Repeat, please, only the lines from the top of the data down to the line with "from bokeh.resources import INLINE"; include both of those lines.
== Information shown ==
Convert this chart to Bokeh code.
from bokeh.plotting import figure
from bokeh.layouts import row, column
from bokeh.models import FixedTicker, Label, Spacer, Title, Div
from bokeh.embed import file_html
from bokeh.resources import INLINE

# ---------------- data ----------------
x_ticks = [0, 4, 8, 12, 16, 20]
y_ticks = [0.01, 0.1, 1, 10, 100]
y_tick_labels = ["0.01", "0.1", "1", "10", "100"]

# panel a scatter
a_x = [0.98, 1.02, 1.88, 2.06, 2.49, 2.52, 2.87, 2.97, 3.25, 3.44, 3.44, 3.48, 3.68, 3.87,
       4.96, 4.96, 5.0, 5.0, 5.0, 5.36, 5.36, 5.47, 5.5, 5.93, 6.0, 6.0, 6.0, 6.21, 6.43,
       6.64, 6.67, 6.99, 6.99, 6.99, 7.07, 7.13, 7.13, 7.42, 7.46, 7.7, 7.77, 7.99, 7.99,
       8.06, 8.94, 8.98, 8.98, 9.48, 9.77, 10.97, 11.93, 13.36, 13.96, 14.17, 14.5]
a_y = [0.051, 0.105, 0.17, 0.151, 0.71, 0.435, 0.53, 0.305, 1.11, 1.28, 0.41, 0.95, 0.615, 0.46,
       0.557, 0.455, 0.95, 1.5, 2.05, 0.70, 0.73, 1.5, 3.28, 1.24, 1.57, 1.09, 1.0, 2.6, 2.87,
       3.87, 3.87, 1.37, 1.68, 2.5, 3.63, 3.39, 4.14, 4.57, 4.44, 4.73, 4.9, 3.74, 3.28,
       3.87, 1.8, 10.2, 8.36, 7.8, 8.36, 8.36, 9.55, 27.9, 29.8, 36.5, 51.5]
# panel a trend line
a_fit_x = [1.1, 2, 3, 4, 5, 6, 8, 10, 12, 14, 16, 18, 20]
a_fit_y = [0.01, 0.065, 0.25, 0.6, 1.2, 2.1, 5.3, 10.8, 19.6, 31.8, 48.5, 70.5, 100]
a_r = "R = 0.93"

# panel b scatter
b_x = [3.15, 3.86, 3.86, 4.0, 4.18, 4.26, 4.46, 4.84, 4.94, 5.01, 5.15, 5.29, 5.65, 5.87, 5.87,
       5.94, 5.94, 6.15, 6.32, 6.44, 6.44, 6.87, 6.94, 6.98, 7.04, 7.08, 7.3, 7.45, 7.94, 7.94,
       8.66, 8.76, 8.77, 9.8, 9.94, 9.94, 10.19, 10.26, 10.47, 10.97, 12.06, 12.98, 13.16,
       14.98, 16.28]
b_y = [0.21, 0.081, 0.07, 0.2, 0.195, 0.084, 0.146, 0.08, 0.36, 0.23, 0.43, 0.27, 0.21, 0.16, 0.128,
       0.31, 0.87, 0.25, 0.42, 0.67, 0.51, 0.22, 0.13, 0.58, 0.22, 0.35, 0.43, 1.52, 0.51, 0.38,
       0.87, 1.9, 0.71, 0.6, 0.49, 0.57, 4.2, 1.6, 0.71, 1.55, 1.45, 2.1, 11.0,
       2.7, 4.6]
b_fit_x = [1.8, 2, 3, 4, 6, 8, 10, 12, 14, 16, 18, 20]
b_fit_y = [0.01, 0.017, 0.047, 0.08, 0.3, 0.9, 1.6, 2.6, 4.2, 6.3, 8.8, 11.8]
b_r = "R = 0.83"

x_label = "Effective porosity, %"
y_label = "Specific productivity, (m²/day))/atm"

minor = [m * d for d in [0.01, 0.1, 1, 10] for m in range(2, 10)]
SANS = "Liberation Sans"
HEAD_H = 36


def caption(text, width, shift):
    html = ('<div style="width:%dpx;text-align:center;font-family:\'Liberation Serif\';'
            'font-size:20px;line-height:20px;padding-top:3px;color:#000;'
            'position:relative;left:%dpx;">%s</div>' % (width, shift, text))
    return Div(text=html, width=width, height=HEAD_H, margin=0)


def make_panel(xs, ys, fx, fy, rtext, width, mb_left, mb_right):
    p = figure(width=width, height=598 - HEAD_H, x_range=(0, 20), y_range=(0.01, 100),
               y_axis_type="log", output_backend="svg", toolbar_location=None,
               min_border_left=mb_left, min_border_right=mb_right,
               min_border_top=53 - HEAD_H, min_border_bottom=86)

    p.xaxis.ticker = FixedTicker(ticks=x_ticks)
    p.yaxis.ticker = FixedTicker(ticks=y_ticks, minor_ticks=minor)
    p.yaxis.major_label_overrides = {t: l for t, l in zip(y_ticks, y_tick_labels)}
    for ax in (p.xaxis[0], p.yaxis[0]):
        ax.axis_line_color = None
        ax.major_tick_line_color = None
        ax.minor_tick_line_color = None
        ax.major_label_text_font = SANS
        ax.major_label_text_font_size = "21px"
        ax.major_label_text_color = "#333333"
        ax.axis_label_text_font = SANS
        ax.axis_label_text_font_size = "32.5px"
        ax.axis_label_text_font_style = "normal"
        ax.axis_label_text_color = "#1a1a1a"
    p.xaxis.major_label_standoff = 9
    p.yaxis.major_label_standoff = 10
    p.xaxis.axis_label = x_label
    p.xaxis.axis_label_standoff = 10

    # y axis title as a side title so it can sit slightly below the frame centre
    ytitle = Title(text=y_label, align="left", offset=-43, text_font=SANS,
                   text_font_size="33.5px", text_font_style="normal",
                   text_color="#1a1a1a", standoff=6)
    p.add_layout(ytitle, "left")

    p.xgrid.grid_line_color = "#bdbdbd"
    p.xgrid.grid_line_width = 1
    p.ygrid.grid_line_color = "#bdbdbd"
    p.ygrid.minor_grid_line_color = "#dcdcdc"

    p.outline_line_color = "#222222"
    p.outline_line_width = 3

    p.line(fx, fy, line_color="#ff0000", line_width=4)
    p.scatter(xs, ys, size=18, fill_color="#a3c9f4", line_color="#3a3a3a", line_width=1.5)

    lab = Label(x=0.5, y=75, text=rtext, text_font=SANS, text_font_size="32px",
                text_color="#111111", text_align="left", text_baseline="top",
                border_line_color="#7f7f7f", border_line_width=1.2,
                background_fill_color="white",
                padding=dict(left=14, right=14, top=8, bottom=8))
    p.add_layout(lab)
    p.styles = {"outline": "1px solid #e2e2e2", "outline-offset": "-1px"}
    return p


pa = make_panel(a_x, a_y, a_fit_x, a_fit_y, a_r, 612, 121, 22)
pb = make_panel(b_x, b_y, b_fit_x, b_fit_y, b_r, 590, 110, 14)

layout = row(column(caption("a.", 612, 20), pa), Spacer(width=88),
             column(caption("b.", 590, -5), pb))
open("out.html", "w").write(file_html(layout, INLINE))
===
* Exercise answer
Convert this chart to Bokeh code.
from bokeh.plotting import figure
from bokeh.layouts import row, column
from bokeh.models import FixedTicker, Label, Spacer, Title, Div
from bokeh.embed import file_html
from bokeh.resources import INLINE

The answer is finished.